Now we get to the good stuff.  How does someone who is in a wheelchair and cannot walk, ski?  Each person is fitted with an apparatus that will work best for their situation.

In my situation, having limited use of my arms, it was a Bi-Ski, affectionately called, "The Bucket."  The seat is fitted to a set of skis to which out-rigger skis are placed for stability.  All of this is adjusted to fit your specific body and frame for as much comfort as possible.

Each skier is assigned an instructor that trained.  I had the privilege of hanging out with Colleen Farrell as my instructor for the first two days.  She has been with Adaptive Sports since it's inception and this was her 20th season as an instructor.  She was very good at teaching me exactly what we were doing and how to do it to the best of my abilities.

After a few practice runs, she let me out on the tethers and called out turns and we were having a blast.  Day two we even did a "Blue" run or two which was fun and exciting.
Day three, I was introduced to a different instructor - Gabe Robins.  I requested to take longer runs the last day as I was only skiing a half day and I wanted to go on more Blue slopes.  Gabe delivered.  We skied just about the entire mountain except for Black runs which are off limits to Adaptive Sports clients.

I also wanted to mention the volunteers that assisted because without them, the instructors really cannot do their jobs.  Two of the three days, my volunteer was Steve Otero.  The man was amazing.  I want to give his military service a shout out and he is also credited with taking all the video footage you see above.
Handicapped Outdoors
Gabe Robins - left and Steve Otero - right
The other person that deserves some credit is an intern, Meagan Broker.  A recent graduate of Purdue University, she was amazing in giving me excellent customer service as well as assisting in vital ways while on the mountain.

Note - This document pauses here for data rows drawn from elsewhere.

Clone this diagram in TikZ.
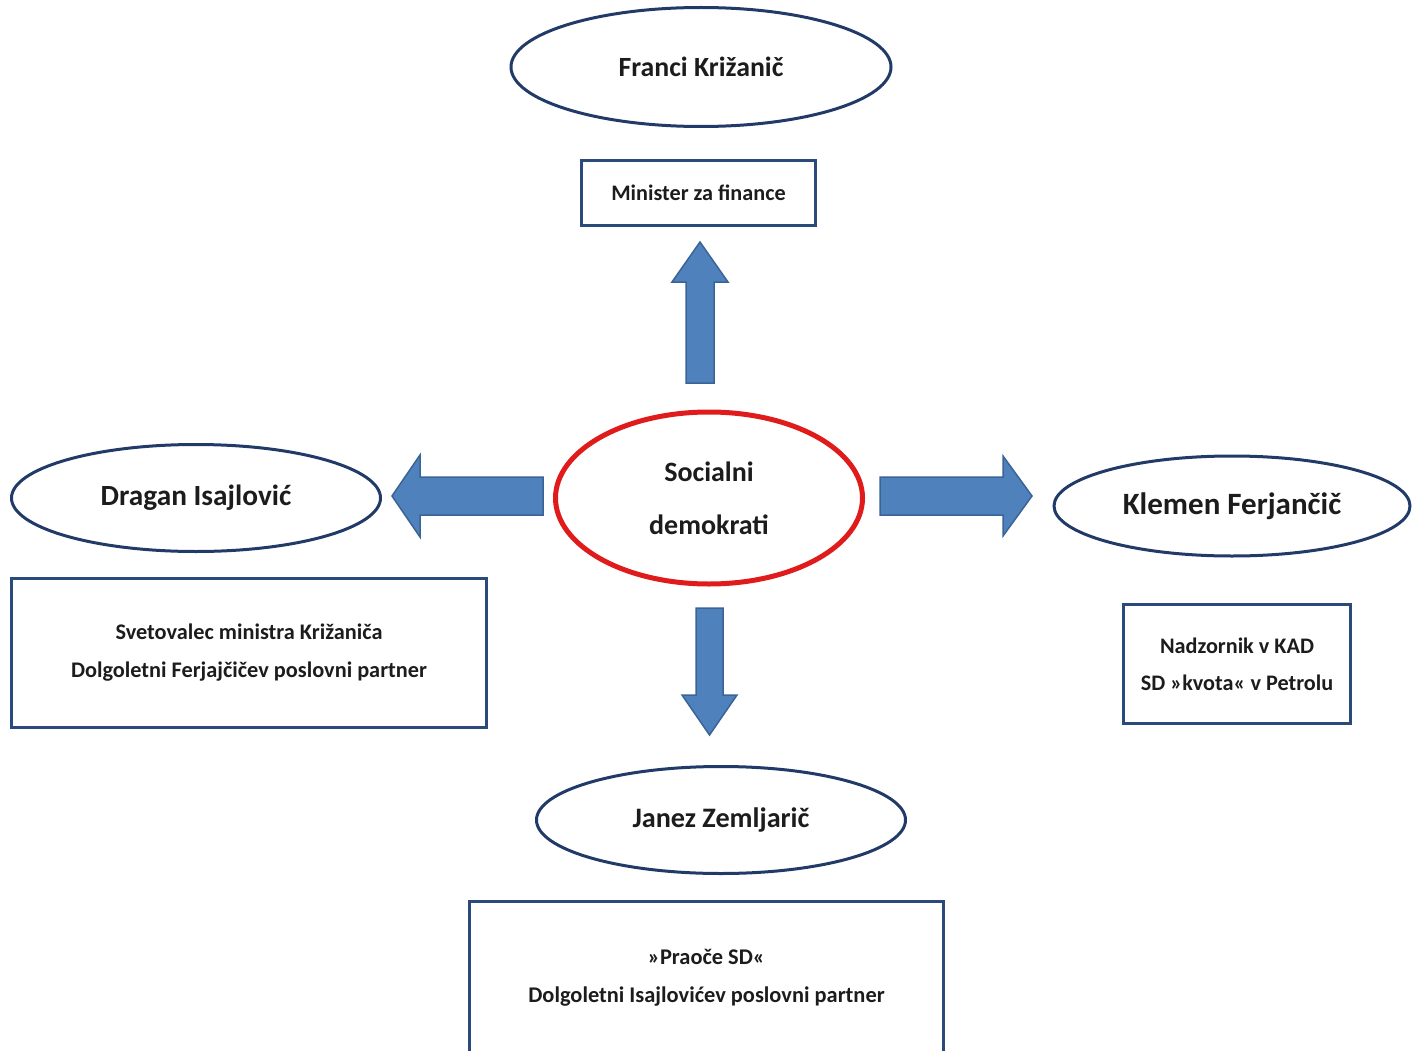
\documentclass[tikz,border=0pt]{standalone}
\usepackage{fontspec}
\setmainfont{Carlito}
\usepackage{tikz}
\usetikzlibrary{shapes.geometric,positioning}

\definecolor{navyline}{HTML}{213A68}
\definecolor{boxline}{HTML}{2B4A7C}
\definecolor{arrfill}{HTML}{4F81BD}
\definecolor{arrline}{HTML}{3A6496}
\definecolor{sdred}{HTML}{E01B1B}
\definecolor{txt}{HTML}{1C1C1C}

\tikzset{
  person/.style={ellipse, draw=navyline, line width=3pt, inner sep=0pt, text=txt},
  infobox/.style={draw=boxline, line width=3pt, inner sep=0pt, align=center, text=txt},
  blockarr/.style={fill=arrfill, draw=arrline, line width=1.5pt, line join=miter},
}

\begin{document}
\begin{tikzpicture}[x=1pt,y=-1pt]
      \useasboundingbox (0,0) rectangle (1421,1051);
      \clip (0,0) rectangle (1421,1051);

      \node[person, minimum width=380, minimum height=119, font=\bfseries\fontsize{27.8}{30}\selectfont] (franci) at (701,67) {Franci Križanič};
      \node[person, minimum width=369, minimum height=107, font=\bfseries\fontsize{29.3}{30}\selectfont] (dragan) at (196,498) {Dragan Isajlović};
      \node[person, minimum width=356, minimum height=100, font=\bfseries\fontsize{31}{33}\selectfont] (klemen) at (1232,506) {Klemen Ferjančič};
      \node[person, minimum width=369, minimum height=107, font=\bfseries\fontsize{28.2}{30}\selectfont] (janez) at (721,820) {Janez Zemljarič};
      \node[ellipse, draw=sdred, line width=5pt, inner sep=0pt, align=center, text=txt,
            minimum width=307, minimum height=172, font=\bfseries\fontsize{28}{53}\selectfont] (sd) at (709,498) {Socialni\\demokrati};

      \node[infobox, minimum width=234, minimum height=65, font=\bfseries\fontsize{22.2}{26}\selectfont] (minister) at (698.5,193) {Minister za finance};
      \node[infobox, minimum width=475, minimum height=149, font=\bfseries\fontsize{22.3}{38}\selectfont] (svetovalec) at (249,653)
        {Svetovalec ministra Križaniča\\Dolgoletni Ferjajčičev poslovni partner};
      \node[infobox, minimum width=227, minimum height=119, font=\bfseries\fontsize{22.2}{37}\selectfont] (nadzornik) at (1237,664)
        {Nadzornik v KAD\\SD »kvota« v Petrolu};
      \node[infobox, minimum width=474, minimum height=153, font=\bfseries\fontsize{22.4}{38}\selectfont] (praoce) at (706.5,978)
        {»Praoče SD«\\Dolgoletni Isajlovićev poslovni partner};

      \draw[blockarr] (686,383) -- (686,282) -- (672,282) -- (700,242) -- (728,282) -- (714,282) -- (714,383) -- cycle;
      \draw[blockarr] (696,608) -- (723,608) -- (723,695) -- (737,695) -- (709.5,735) -- (682,695) -- (696,695) -- cycle;
      \draw[blockarr] (543,477) -- (420,477) -- (420,455) -- (392,496) -- (420,537) -- (420,515) -- (543,515) -- cycle;
      \draw[blockarr] (880,477) -- (1003,477) -- (1003,456) -- (1032,496) -- (1003,536) -- (1003,515) -- (880,515) -- cycle;
\end{tikzpicture}
\end{document}
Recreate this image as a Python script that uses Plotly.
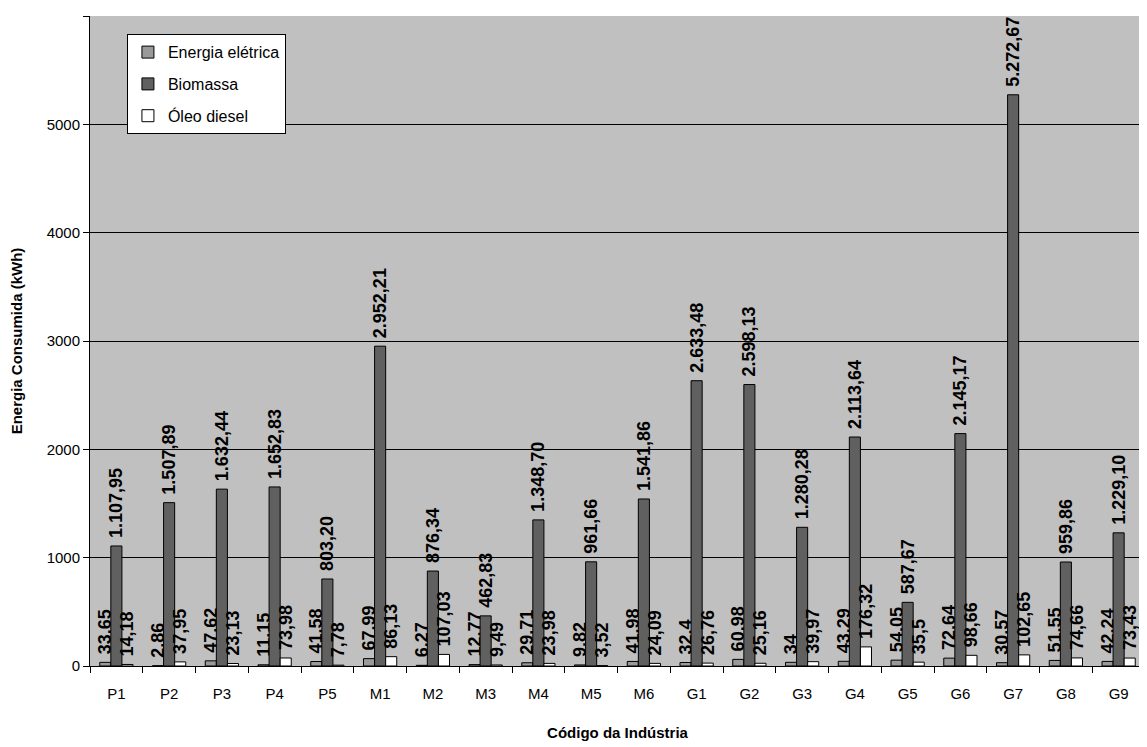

I must say that you have got to give this a try as it was a thrilling adventure.  If you cannot make it to Crested Butte, no worries.  There are Adaptive Sports programs all over.  If you go to Disabled Sports USA site and look under Chapters and pick your state, you can discover the nearest program to your home.  It may not be skiing but whatever is popular for you to do near you is always a great thing.